* **Records shown**:
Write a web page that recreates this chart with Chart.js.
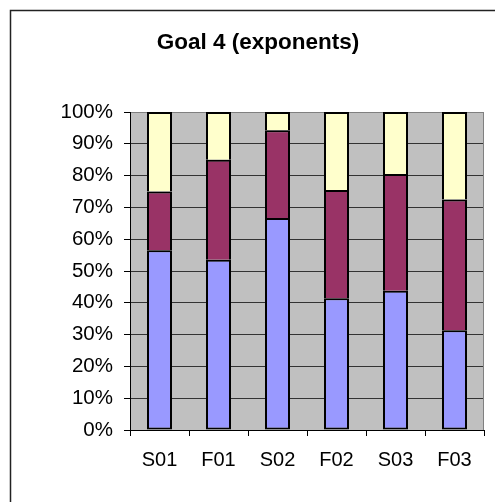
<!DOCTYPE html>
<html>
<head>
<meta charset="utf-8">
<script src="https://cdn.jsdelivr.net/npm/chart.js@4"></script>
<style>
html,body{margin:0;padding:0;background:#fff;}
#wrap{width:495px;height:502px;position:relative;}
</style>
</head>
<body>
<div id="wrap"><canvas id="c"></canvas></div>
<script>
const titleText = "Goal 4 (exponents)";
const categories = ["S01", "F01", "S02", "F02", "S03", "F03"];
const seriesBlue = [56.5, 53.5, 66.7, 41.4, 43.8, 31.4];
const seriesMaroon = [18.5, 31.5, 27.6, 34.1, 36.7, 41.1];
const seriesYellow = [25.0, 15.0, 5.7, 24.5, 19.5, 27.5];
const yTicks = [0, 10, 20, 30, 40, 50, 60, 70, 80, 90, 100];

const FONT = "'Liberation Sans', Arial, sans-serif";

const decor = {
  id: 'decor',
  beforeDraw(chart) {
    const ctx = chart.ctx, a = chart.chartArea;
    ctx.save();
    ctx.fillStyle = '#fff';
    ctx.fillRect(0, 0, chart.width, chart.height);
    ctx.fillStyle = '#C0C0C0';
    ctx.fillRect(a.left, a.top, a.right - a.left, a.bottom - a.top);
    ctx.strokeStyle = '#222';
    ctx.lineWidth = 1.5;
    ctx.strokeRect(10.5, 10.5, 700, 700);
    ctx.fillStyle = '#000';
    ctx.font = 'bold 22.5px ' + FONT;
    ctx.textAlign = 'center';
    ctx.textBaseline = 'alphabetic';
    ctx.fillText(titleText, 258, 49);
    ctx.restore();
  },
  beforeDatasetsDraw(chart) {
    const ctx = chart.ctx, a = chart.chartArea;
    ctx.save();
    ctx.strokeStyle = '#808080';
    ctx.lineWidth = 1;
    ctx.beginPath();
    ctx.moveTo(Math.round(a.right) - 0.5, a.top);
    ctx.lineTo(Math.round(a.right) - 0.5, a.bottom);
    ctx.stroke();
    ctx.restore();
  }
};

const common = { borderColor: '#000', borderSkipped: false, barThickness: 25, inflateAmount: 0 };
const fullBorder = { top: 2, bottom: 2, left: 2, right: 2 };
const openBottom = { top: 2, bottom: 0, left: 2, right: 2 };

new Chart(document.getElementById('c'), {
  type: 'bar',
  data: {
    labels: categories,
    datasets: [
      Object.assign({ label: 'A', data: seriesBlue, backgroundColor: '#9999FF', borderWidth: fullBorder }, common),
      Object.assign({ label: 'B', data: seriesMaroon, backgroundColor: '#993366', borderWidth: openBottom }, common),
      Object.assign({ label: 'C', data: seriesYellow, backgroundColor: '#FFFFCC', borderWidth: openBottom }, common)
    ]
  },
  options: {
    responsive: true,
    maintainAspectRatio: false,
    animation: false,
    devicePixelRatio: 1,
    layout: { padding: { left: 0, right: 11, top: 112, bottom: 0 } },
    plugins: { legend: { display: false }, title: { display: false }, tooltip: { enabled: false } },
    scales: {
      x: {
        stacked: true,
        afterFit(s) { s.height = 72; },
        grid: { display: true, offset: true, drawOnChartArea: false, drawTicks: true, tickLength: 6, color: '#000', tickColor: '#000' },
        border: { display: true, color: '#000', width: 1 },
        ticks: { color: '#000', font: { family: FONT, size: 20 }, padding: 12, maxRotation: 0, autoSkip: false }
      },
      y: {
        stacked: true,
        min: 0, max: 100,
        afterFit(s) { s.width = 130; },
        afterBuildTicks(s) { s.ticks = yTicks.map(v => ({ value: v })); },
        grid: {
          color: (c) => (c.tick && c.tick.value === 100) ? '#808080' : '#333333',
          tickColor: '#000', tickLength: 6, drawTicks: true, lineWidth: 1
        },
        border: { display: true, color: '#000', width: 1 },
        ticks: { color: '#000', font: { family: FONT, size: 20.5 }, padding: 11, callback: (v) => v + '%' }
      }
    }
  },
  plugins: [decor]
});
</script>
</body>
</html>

---

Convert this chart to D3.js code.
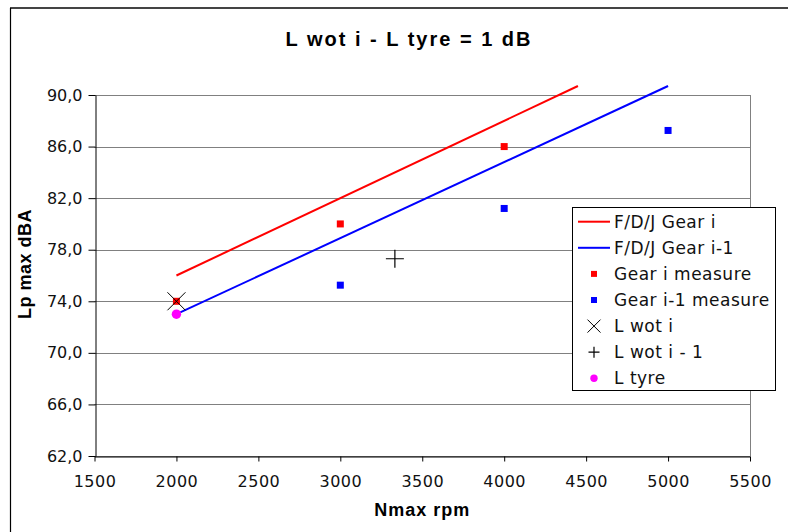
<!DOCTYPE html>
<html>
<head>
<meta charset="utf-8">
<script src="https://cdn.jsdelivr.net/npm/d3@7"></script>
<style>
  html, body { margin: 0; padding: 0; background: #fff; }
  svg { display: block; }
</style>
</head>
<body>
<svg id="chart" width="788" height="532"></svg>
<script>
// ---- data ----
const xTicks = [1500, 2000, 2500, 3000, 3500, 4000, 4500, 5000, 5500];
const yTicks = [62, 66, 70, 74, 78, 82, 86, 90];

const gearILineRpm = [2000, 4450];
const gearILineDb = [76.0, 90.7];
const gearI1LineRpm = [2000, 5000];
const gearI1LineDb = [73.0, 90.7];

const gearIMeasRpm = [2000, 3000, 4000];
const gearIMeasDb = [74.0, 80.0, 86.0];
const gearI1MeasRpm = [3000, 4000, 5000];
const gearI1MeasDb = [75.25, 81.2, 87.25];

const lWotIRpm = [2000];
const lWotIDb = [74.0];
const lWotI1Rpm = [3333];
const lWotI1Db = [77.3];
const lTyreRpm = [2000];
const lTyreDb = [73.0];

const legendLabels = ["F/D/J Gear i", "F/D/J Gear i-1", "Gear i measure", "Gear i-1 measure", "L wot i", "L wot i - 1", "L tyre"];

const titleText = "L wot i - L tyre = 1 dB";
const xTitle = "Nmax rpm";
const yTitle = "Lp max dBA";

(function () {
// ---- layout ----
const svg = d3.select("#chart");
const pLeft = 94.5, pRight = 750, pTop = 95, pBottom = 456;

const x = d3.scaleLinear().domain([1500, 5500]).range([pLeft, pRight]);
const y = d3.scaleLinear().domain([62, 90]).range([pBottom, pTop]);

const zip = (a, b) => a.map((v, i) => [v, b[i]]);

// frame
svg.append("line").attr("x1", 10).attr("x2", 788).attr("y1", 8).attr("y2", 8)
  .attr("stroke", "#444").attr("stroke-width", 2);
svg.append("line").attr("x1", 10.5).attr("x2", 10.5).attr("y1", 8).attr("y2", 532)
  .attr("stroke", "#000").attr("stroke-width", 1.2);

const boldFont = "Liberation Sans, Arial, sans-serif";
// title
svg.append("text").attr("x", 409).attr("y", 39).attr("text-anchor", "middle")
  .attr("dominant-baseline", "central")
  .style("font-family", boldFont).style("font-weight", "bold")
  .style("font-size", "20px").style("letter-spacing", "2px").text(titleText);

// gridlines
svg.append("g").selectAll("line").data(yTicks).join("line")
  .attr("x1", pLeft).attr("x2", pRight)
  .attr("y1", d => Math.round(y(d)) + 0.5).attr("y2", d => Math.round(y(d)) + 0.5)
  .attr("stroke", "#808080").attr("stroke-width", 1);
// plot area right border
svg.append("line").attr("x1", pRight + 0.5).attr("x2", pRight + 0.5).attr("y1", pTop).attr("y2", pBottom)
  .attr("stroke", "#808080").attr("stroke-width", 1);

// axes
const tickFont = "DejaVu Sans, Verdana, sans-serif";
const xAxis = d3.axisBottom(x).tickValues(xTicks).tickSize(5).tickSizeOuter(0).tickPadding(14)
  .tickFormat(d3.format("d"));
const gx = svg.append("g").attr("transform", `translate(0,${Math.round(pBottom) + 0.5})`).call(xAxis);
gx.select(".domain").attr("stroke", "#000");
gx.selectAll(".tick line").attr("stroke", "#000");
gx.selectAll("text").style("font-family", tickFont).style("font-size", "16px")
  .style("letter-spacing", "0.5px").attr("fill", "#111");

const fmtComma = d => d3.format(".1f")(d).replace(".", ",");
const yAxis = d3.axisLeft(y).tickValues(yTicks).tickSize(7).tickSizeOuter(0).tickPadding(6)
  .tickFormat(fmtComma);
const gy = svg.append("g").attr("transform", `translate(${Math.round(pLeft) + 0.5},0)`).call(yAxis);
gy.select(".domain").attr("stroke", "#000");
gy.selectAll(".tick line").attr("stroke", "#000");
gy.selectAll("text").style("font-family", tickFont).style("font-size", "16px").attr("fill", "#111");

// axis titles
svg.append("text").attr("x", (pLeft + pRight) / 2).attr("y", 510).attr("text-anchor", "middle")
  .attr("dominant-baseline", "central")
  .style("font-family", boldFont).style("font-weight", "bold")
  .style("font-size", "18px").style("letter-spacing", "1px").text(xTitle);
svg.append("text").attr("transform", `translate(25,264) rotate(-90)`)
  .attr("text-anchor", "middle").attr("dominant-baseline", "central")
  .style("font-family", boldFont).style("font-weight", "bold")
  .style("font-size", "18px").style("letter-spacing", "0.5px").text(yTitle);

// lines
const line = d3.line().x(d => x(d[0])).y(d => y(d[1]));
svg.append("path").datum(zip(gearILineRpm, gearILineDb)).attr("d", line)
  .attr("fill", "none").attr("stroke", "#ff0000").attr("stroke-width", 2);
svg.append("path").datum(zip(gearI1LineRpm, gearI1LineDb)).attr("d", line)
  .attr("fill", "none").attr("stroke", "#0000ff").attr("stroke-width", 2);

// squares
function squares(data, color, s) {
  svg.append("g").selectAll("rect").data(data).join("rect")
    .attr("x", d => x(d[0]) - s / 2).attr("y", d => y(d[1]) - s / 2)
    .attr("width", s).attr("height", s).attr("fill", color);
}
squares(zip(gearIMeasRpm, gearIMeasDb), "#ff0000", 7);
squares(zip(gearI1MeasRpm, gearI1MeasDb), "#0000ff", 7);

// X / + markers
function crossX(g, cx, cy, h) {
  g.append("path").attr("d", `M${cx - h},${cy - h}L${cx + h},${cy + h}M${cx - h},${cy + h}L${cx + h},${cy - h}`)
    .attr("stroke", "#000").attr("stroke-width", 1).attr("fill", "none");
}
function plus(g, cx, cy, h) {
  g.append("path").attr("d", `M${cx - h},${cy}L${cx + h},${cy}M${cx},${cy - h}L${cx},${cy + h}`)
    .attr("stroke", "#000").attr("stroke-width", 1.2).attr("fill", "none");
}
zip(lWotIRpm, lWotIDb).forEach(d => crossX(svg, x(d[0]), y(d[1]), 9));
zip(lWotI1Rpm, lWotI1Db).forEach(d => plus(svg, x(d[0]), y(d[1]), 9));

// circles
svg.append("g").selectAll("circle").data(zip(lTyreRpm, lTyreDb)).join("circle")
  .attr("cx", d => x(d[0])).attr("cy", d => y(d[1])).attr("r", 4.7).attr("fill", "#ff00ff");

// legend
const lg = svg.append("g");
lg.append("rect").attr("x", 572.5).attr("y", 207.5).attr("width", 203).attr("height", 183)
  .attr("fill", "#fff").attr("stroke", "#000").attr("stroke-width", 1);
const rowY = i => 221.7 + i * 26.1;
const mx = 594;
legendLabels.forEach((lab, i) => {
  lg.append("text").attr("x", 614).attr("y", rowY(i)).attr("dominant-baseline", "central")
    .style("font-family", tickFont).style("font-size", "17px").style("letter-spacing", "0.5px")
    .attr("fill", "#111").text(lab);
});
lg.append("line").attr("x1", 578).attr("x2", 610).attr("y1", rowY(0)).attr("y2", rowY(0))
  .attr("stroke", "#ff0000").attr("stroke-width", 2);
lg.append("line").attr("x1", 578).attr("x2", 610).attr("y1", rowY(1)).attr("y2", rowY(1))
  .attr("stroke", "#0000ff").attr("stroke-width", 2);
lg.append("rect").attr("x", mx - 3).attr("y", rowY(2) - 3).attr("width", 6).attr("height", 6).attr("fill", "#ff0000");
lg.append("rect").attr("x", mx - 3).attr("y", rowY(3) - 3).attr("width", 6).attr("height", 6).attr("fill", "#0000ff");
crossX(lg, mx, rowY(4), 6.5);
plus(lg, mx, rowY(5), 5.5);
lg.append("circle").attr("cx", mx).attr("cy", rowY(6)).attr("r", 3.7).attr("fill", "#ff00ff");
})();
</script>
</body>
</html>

--

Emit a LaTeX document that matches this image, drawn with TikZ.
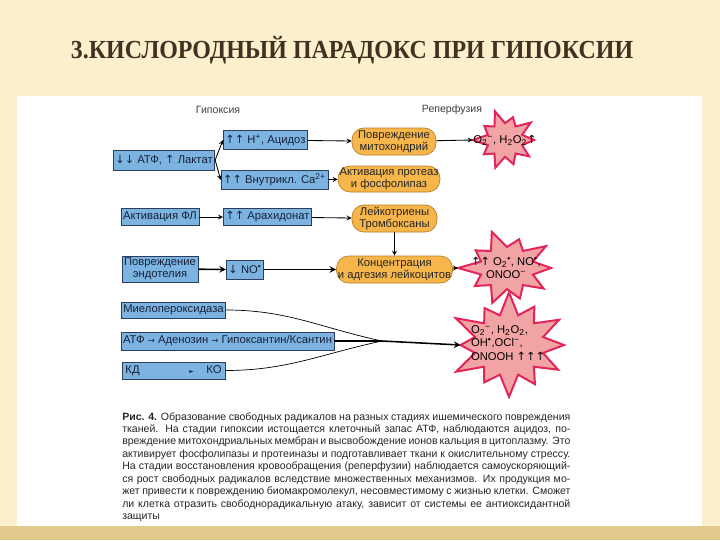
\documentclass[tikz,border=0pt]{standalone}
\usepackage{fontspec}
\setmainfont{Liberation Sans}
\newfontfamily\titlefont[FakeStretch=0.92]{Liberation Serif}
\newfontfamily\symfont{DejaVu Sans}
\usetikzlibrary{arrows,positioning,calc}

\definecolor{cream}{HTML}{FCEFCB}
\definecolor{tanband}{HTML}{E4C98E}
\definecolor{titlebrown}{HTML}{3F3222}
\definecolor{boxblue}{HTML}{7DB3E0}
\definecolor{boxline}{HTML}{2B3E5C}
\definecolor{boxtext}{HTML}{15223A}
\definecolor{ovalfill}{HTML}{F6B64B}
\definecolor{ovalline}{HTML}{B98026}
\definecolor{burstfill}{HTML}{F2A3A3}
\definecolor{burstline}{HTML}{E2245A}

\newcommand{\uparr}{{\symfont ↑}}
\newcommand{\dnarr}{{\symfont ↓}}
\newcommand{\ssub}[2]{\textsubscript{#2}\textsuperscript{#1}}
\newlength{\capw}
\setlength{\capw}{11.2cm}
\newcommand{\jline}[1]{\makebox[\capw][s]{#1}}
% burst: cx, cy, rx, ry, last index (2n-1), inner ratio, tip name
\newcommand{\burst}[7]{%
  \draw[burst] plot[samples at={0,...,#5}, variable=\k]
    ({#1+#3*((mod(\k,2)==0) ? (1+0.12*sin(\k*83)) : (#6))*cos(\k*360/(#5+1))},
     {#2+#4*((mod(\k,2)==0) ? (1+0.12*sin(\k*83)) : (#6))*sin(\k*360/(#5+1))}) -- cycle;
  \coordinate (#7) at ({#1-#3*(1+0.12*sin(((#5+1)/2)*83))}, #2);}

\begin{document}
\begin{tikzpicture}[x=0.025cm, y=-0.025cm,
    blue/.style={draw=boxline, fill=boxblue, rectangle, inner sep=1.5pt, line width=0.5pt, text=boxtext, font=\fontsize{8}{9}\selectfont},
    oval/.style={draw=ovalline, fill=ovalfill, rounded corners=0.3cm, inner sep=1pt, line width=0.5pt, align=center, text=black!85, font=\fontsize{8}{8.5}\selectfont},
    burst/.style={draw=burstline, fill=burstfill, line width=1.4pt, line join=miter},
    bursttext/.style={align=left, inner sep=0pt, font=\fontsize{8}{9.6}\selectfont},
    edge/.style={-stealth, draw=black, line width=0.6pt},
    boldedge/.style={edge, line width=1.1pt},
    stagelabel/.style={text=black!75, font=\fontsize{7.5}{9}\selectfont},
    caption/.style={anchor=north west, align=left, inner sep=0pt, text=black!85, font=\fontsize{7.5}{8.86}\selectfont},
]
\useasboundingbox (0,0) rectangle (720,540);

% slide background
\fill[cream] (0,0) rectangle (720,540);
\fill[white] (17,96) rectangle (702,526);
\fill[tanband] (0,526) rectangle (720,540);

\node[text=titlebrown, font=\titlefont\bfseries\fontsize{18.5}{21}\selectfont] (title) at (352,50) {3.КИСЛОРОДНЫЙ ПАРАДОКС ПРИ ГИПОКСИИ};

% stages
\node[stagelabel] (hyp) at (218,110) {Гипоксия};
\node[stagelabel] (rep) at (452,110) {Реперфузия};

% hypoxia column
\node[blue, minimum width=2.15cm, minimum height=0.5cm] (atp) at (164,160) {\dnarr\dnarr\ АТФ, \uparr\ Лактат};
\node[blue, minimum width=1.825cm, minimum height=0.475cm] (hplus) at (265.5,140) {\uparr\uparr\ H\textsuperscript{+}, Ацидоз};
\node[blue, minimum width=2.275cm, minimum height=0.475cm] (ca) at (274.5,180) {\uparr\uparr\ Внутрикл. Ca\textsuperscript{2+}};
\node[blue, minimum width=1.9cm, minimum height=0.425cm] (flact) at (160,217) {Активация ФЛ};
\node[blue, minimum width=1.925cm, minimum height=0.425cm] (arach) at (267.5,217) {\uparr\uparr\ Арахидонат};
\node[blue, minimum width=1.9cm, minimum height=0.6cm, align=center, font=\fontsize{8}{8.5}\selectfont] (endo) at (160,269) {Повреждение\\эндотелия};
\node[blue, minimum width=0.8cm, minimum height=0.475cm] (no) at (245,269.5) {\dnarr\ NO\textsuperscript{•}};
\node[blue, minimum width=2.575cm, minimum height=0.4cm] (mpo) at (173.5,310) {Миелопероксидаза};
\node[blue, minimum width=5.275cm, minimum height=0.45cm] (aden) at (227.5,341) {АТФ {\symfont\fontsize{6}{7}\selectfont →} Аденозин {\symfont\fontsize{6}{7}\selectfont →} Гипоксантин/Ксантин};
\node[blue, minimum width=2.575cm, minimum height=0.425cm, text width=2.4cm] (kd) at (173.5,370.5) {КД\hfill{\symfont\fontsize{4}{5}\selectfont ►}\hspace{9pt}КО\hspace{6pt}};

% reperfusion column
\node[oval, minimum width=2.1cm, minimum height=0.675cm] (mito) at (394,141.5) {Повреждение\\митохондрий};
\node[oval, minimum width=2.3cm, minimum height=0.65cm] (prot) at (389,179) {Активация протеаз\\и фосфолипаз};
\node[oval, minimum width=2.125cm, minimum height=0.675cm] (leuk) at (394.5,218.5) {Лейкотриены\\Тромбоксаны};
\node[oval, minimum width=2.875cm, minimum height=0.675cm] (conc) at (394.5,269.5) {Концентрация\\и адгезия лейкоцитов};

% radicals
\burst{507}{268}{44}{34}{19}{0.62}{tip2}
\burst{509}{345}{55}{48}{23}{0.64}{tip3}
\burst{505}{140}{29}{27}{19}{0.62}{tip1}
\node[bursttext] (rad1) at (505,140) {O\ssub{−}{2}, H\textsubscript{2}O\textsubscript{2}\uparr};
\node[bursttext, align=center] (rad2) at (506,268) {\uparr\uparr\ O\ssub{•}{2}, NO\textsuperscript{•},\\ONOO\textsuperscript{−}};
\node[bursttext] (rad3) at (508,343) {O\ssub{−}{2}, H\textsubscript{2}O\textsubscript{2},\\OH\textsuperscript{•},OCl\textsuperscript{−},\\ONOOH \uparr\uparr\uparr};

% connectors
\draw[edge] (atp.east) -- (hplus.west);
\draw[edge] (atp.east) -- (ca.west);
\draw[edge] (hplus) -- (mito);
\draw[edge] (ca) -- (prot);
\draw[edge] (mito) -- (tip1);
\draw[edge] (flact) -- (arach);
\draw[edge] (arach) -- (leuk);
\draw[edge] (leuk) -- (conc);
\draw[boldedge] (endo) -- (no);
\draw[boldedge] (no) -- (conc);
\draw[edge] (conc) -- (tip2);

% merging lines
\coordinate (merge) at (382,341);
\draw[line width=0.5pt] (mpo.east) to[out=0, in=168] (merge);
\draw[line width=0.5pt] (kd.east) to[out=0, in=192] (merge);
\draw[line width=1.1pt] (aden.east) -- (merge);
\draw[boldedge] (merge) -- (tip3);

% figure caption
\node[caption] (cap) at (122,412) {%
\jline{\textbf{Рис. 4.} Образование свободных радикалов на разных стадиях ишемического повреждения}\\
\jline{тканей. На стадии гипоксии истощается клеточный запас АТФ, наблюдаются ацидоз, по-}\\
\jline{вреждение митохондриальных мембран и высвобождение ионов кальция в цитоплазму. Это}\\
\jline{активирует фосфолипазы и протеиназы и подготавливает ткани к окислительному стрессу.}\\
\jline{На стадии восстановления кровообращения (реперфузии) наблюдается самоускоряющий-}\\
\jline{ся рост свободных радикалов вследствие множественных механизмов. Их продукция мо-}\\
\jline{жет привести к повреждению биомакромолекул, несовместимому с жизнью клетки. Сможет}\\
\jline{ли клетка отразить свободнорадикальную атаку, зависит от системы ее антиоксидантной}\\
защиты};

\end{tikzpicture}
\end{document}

* **Given problem**: Where a line above contains the word "with", copy that line.

* **Solved exercise**:
Write a web page that recreates this chart with Chart.js.
Emit a LaTeX document that matches this image, drawn with TikZ.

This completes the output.